Originally Posted by
Britalian
The only question is do you want to put in the time helping him to (hopefully) enjoy it the way it's supposed to be enjoyed? Just my opinion, but you should move on.
They way its supposed to be enjoyed? My pleasure from sex is much more than just feeling. It's much more of an emotional thing. I feel pleasure from being THAT much closer to him, and being able to make him feel good.
I do want to put in the time to help him.

Originally Posted by
Choux
You know, there are lots of guys who like to take it slow, but can be pushed by an aggressive girlfriend into stuff they don't want to do.
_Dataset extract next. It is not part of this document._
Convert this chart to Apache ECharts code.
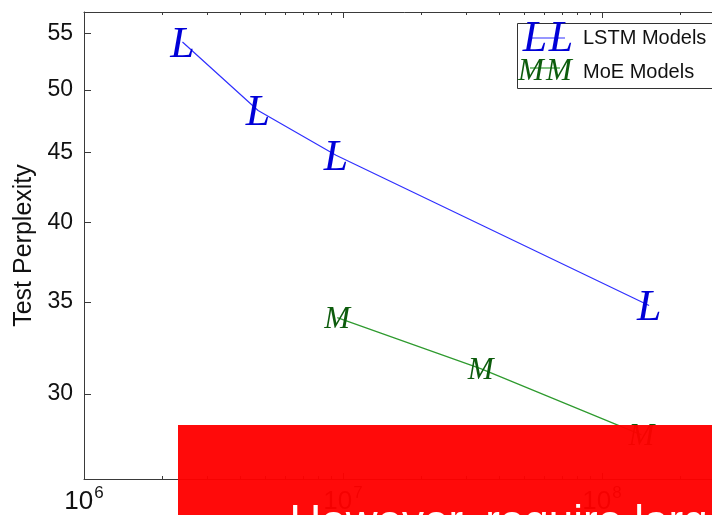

That is what it sounds like here. In his own words, he pretends you aren't there.
Many young(and some old)guys don't want to think of their girlfriend as a CSer.....
Probably, you should back off on the sexual moves for now. Too much for him.
Why would you assume that I pushed him into it?
I don't push him to do anything he doesn't want to do. In fact, he initiated the whole thing. I'm willing to do whatever it is that I can do to help him. The whole pretending that I'm not there could be that he feels more comfortable doing things like this when he's alone, which is understandable. He might even feel intimidated because I'm not a virgin and feel like he has to live up to some kind of standard?
I ask him about it, but he doesn't disclose much. Understandable.
He makes it seem like there is nothing that he/we can do. He keeps saying he is a "factory defect". I keep telling him that it's fine and we will figure it out. He wants to have children in the future, but I don't know how it will be possible if he cannot .
He said that it happened with him and his ex and he was not able to with her from oral sex, but as soon as she was gone he was fine.
I know it will take time, but I just don't know where to start. I guess I should just keep trying different things?